Google Adwords offers a mobile ad option that instigates a call when someone selects your ad (rather than a click taking the user to a designated web address). This option is called “Call-Only”. In an industry where people are more likely to dial than fill out a form, your campaign is incomplete without a call-only ad.
Google Adwords allows advertisers to create ad groups that are targeted to different platforms. For example, you could have one ad group that is only for people on desktop computers. Another ad group could be for mobile devices. Your ad language and functionality should be slightly different depending on the device your users are on.
The concept of pay-per-call is nothing new, nor is it a Google invention. The first widely used pay-per-call platform (as best we can tell) goes back to a since-acquired company called Ingenio.
Ingenio was founded in 1999. In 2006, the company struck a deal with Microsoft's former search engine Live.com to run pay-per-call ads.
Our parent company, Adviatech, used the service to promote its search engine marketing plans back then. Ingenio hosted a page where Adviatech got to show off its SEO successes and give some information about its services and the company history. This ad would show after people searched for keywords like “search engine optimization.”
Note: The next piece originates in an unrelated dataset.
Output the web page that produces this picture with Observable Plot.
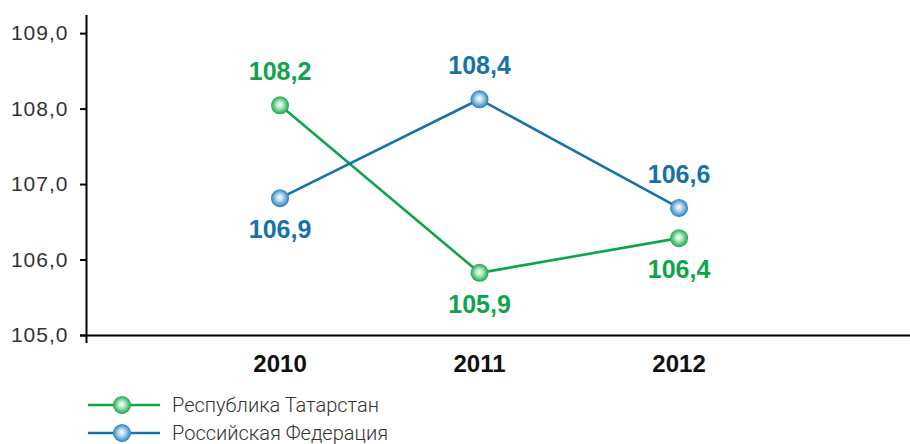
<!DOCTYPE html>
<html><head><meta charset="utf-8">
<script src="https://cdn.jsdelivr.net/npm/d3@7"></script>
<script src="https://cdn.jsdelivr.net/npm/@observablehq/plot@0.6"></script>
<style>
body{margin:0;background:#fff;font-family:"Liberation Sans",Arial,sans-serif;}
#legend{margin-left:88px;margin-top:16px;}
.row{display:flex;align-items:center;height:28px;}
.row span{font-family:"Roboto",sans-serif;font-weight:300;font-size:20px;color:#333;margin-left:12px;}
</style></head>
<body><div id="chart"></div><div id="legend"></div>
<script>
const years = [2010, 2011, 2012];
const seriesNames = ["Республика Татарстан", "Российская Федерация"];
const tatarstan = [108.05, 105.83, 106.29];
const russia = [106.82, 108.13, 106.69];
const tatarstanLabels = ["108,2", "105,9", "106,4"];
const russiaLabels = ["106,9", "108,4", "106,6"];
const tatarstanAbove = [true, false, false];
const russiaAbove = [false, true, true];
const yTicks = [105, 106, 107, 108, 109];
const colors = ["#0ea44b", "#1672aa"];

const data = [];
years.forEach((yr, i) => {
  data.push({year: yr, value: tatarstan[i], label: tatarstanLabels[i], above: tatarstanAbove[i], s: 0});
  data.push({year: yr, value: russia[i], label: russiaLabels[i], above: russiaAbove[i], s: 1});
});
const fmt = d => d.toFixed(1).replace(".", ",");

const plot = Plot.plot({
  width: 910, height: 375,
  marginTop: 15, marginBottom: 40, marginLeft: 86, marginRight: 0,
  style: {fontFamily: "'Liberation Sans', Arial, sans-serif", overflow: "visible"},
  x: {domain: [2009.03, 2013.16], label: null},
  y: {domain: [105, 109.24], label: null},
  marks: [
    Plot.axisY({ticks: yTicks, tickFormat: fmt, tickSize: 6, tickPadding: 12, fontSize: 21, stroke: "#000", strokeWidth: 2, color: "#333", label: null}),
    Plot.axisX({ticks: years, tickFormat: d => String(d), tickSize: 0, tickPadding: 19, fontSize: 24, fontWeight: "bold", color: "#111", label: null}),
    Plot.ruleY([105], {stroke: "#000", strokeWidth: 2, x1: 2009.03, x2: 2013.16, insetLeft: -6}),
    Plot.ruleX([2009.03], {stroke: "#000", strokeWidth: 2, insetBottom: -8}),
    Plot.line(data.filter(d => d.s === 0), {x: "year", y: "value", stroke: colors[0], strokeWidth: 2.6}),
    Plot.line(data.filter(d => d.s === 1), {x: "year", y: "value", stroke: colors[1], strokeWidth: 2.6}),
    Plot.dot(data.filter(d => d.s === 0), {x: "year", y: "value", r: 9, fill: "url(#gG)", stroke: "none"}),
    Plot.dot(data.filter(d => d.s === 1), {x: "year", y: "value", r: 9, fill: "url(#gB)", stroke: "none"}),
    Plot.text(data.filter(d => d.above && d.s === 0), {x: "year", y: "value", text: "label", dy: -33, fill: colors[0], fontSize: 25, fontWeight: "bold"}),
    Plot.text(data.filter(d => d.above && d.s === 1), {x: "year", y: "value", text: "label", dy: -33, fill: colors[1], fontSize: 25, fontWeight: "bold"}),
    Plot.text(data.filter(d => !d.above && d.s === 0), {x: "year", y: "value", text: "label", dy: 32, fill: colors[0], fontSize: 25, fontWeight: "bold"}),
    Plot.text(data.filter(d => !d.above && d.s === 1), {x: "year", y: "value", text: "label", dy: 32, fill: colors[1], fontSize: 25, fontWeight: "bold"})
  ]
});
document.getElementById("chart").appendChild(plot);

const svg = d3.select(plot);
const defs = svg.insert("defs", ":first-child");
function grad(sel, id, stops) {
  const g = sel.append("radialGradient").attr("id", id).attr("cx", "50%").attr("cy", "50%").attr("r", "55%").attr("fx", "48%").attr("fy", "45%");
  g.append("stop").attr("offset", "0%").attr("stop-color", "#ffffff");
  g.append("stop").attr("offset", "35%").attr("stop-color", stops[0]);
  g.append("stop").attr("offset", "75%").attr("stop-color", stops[1]);
  g.append("stop").attr("offset", "100%").attr("stop-color", stops[2]);
}
const stopsG = ["#b6e6c4", "#3dbb6a", "#12924a"];
const stopsB = ["#b7d8ee", "#4c9ccd", "#17679d"];
grad(defs, "gG", stopsG);
grad(defs, "gB", stopsB);
svg.selectAll("[aria-label='y-axis tick label'] text").style("letter-spacing", "1px");

const legend = d3.select("#legend");
seriesNames.forEach((name, i) => {
  const row = legend.append("div").attr("class", "row");
  const s = row.append("svg").attr("width", 72).attr("height", 24);
  grad(s.append("defs"), "lg" + i, i === 0 ? stopsG : stopsB);
  s.append("line").attr("x1", 0).attr("x2", 72).attr("y1", 12).attr("y2", 12).attr("stroke", colors[i]).attr("stroke-width", 2.6);
  s.append("circle").attr("cx", 34).attr("cy", 12).attr("r", 9).attr("fill", "url(#lg" + i + ")");
  row.append("span").text(name);
});
</script></body></html>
There was understandably no way for the customers to get to Adviatech's website, as all ads funneled prospects to the tracked phone number. And when someone called, Adviatech paid.
The cost per call was around $30, which led to some frustration when people would call and ask questions like, “What can you do for $50 a month?” or spouted the dreaded, “Sorry, wrong number.” The experiment was eventually dropped for internal marketing efforts. Ingenio was later acquired by AT&T in 2008 to become part of their online Yellow Pages offerings.
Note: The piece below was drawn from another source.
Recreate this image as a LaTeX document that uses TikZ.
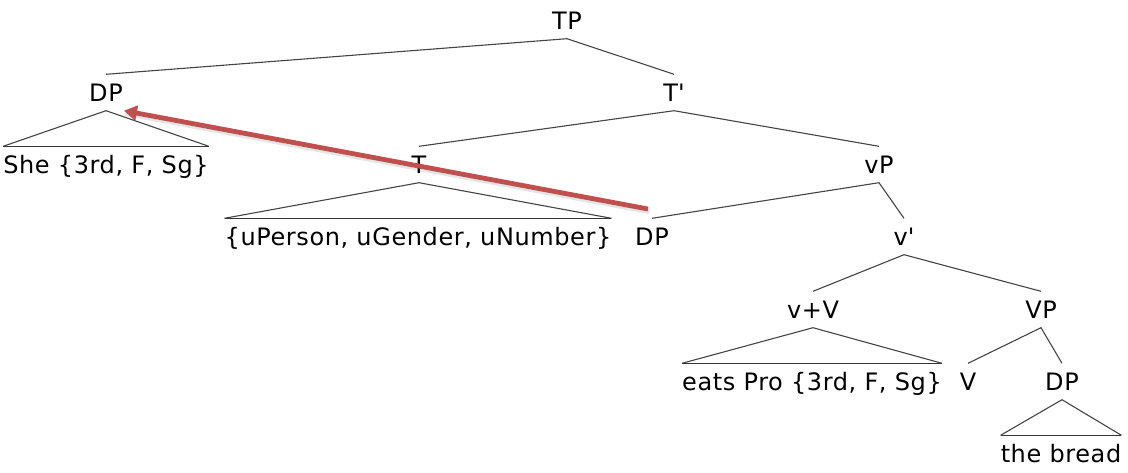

Mobile traffic was the big missing element for Ingenio in 2006. While cell phones had web browsers since the late '90s, they were clunky at best for more than a decade. No standards existed, many cell phone manufacturers fancied themselves operating system developers, and the smartest smart phone on the street was whatever Blackberry was offering.
Then, in 2007, the iPhone was released, followed by Google's Android operating system in 2008. Tablets and iPads hit the market. Now, we live in a world where 50 percent of all search traffic on Google comes from a mobile device.
Unlike the Ingenio pay-per-call model, Google allows you to keep your regular phone number (optional tracking numbers are available) with the Adwords “Call-Only” ads. You can show off your law firm's URL and let people instigate a phone call from your ad, while you pay the normal cost-per-click (CPC) of whatever keyword the prospective client used.
Google gets to benefit from an advanced mobile world that didn't exist for Ingenio. That, in turn, has allowed them to create an ad option that does pay-per-call the right way.